**Problem**.
From the very first line of the data to the line containing "(0,0) rectangle (2045,855);", retype everything exactly, leaving the pictures behind.

**Information provided**.
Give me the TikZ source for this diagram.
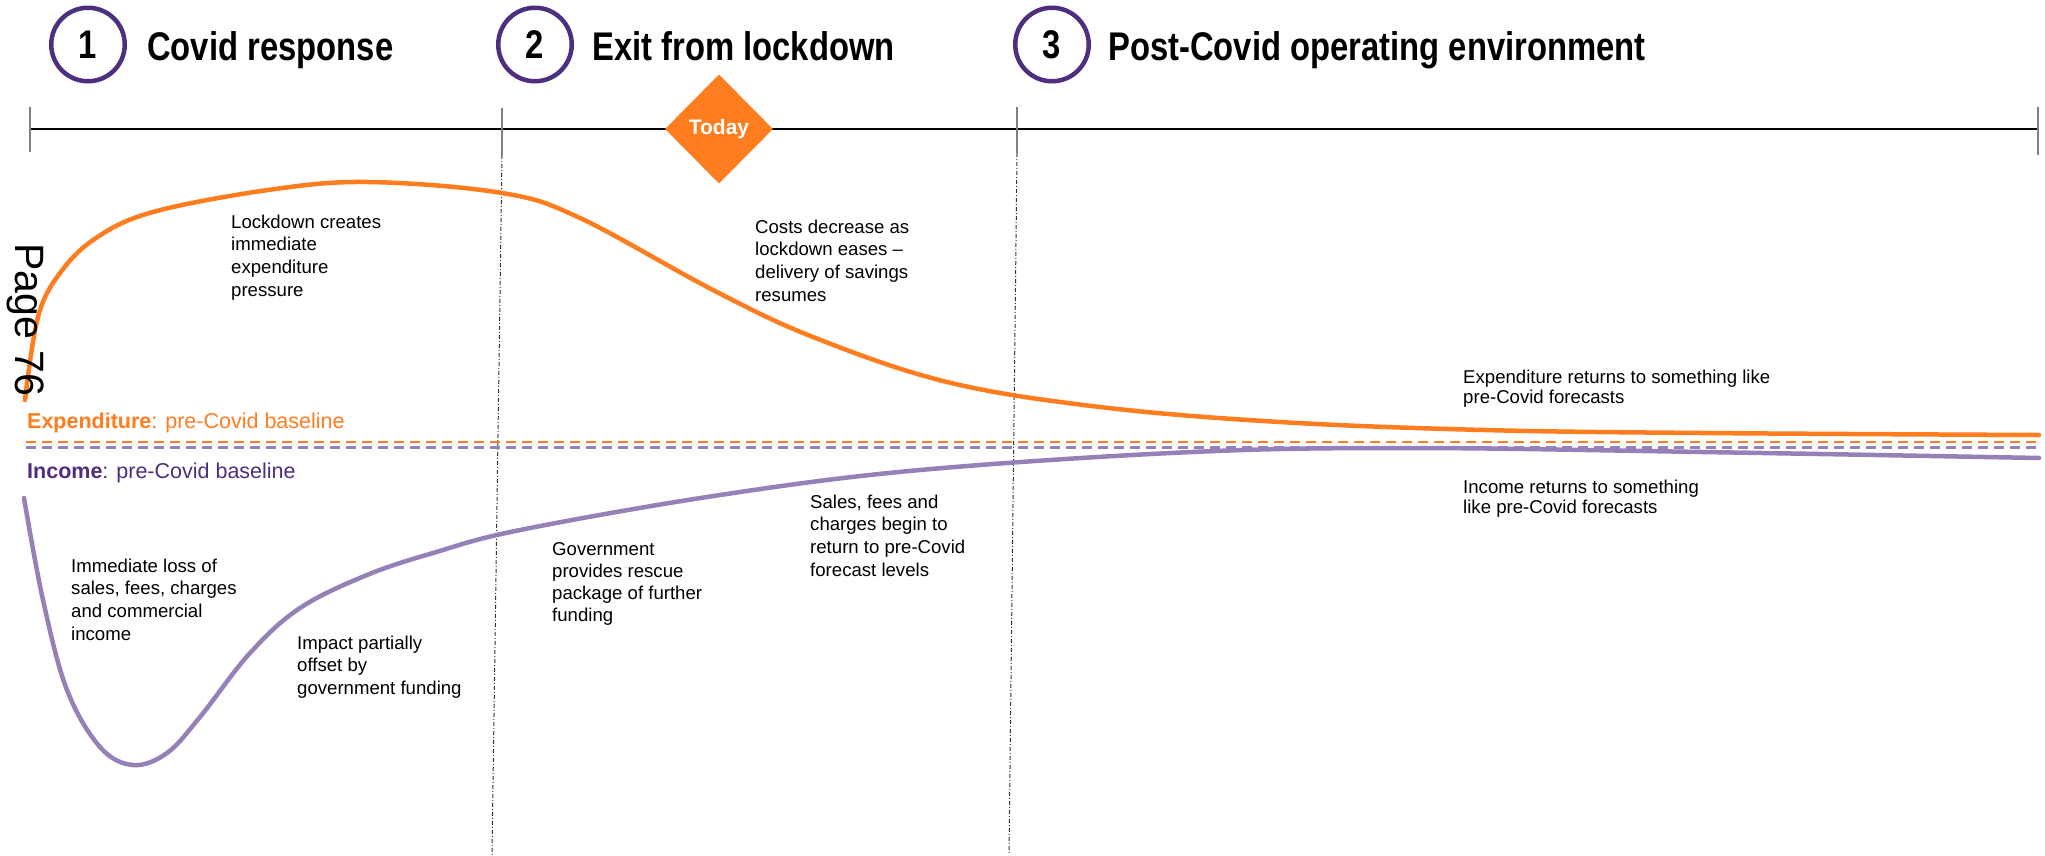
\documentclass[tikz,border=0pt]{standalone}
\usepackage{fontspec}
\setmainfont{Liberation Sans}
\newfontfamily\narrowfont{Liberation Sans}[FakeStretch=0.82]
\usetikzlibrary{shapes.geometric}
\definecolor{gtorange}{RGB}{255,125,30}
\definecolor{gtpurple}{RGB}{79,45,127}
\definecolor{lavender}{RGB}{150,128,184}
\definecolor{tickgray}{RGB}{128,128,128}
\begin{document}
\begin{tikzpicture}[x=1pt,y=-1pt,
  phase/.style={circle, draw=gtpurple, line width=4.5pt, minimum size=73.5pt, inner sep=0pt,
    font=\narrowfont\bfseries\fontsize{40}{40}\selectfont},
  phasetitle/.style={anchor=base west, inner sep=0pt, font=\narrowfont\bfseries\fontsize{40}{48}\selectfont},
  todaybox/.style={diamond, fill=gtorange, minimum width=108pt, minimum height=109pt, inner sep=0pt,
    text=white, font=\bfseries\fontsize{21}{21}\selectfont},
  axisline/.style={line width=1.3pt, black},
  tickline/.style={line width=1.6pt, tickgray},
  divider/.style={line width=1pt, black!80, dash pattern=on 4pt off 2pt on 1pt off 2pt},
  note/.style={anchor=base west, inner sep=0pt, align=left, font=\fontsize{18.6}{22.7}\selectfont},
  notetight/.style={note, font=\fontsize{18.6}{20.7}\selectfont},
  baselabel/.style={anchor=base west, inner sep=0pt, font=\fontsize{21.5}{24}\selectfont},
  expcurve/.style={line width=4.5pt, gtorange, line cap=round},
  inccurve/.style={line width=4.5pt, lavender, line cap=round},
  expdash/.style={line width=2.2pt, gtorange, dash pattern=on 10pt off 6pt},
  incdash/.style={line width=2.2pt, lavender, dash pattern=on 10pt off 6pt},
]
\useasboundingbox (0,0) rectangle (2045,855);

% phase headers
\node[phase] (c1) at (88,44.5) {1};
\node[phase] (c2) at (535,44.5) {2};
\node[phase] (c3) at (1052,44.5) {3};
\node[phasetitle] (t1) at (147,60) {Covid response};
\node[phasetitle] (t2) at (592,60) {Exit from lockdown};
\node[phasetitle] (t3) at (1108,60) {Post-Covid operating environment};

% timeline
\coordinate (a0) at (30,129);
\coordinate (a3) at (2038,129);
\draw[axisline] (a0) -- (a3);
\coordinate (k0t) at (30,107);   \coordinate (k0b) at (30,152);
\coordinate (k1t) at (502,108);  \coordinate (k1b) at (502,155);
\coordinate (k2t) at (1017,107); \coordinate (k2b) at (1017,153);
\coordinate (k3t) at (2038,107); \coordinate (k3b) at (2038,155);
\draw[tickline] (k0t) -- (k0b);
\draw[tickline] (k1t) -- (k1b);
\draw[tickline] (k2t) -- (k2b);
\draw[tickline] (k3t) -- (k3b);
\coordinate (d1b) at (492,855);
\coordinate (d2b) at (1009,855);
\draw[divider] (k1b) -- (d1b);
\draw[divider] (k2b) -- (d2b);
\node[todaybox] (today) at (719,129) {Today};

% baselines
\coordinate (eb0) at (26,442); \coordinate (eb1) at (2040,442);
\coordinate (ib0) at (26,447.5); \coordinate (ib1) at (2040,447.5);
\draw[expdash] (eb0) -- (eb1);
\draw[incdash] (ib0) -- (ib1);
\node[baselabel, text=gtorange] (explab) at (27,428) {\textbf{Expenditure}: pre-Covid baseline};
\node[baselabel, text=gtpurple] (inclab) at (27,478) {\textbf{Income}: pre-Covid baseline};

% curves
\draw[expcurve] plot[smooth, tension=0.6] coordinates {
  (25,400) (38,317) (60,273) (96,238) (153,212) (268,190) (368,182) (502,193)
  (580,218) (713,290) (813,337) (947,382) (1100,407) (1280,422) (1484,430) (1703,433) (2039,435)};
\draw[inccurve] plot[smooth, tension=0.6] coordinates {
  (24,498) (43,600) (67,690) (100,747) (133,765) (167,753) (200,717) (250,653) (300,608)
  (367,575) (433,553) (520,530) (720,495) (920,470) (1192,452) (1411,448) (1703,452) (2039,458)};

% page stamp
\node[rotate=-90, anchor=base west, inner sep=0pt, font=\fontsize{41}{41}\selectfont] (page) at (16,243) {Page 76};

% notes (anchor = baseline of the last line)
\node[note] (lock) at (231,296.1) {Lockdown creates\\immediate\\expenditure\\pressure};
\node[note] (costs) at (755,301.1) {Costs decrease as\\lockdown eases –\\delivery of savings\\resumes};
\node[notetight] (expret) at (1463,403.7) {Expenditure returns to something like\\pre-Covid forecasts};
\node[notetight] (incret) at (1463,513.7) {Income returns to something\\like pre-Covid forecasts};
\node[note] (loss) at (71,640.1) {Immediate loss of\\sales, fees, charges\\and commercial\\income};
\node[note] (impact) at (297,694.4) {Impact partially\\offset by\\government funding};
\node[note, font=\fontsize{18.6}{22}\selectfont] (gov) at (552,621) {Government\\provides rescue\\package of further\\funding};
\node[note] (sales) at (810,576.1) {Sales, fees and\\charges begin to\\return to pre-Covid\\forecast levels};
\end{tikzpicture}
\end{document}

**The response**.
Give me the TikZ source for this diagram.
\documentclass[tikz,border=0pt]{standalone}
\usepackage{fontspec}
\setmainfont{Liberation Sans}
\newfontfamily\narrowfont{Liberation Sans}[FakeStretch=0.82]
\usetikzlibrary{shapes.geometric}
\definecolor{gtorange}{RGB}{255,125,30}
\definecolor{gtpurple}{RGB}{79,45,127}
\definecolor{lavender}{RGB}{150,128,184}
\definecolor{tickgray}{RGB}{128,128,128}
\begin{document}
\begin{tikzpicture}[x=1pt,y=-1pt,
  phase/.style={circle, draw=gtpurple, line width=4.5pt, minimum size=73.5pt, inner sep=0pt,
    font=\narrowfont\bfseries\fontsize{40}{40}\selectfont},
  phasetitle/.style={anchor=base west, inner sep=0pt, font=\narrowfont\bfseries\fontsize{40}{48}\selectfont},
  todaybox/.style={diamond, fill=gtorange, minimum width=108pt, minimum height=109pt, inner sep=0pt,
    text=white, font=\bfseries\fontsize{21}{21}\selectfont},
  axisline/.style={line width=1.3pt, black},
  tickline/.style={line width=1.6pt, tickgray},
  divider/.style={line width=1pt, black!80, dash pattern=on 4pt off 2pt on 1pt off 2pt},
  note/.style={anchor=base west, inner sep=0pt, align=left, font=\fontsize{18.6}{22.7}\selectfont},
  notetight/.style={note, font=\fontsize{18.6}{20.7}\selectfont},
  baselabel/.style={anchor=base west, inner sep=0pt, font=\fontsize{21.5}{24}\selectfont},
  expcurve/.style={line width=4.5pt, gtorange, line cap=round},
  inccurve/.style={line width=4.5pt, lavender, line cap=round},
  expdash/.style={line width=2.2pt, gtorange, dash pattern=on 10pt off 6pt},
  incdash/.style={line width=2.2pt, lavender, dash pattern=on 10pt off 6pt},
]
\useasboundingbox (0,0) rectangle (2045,855);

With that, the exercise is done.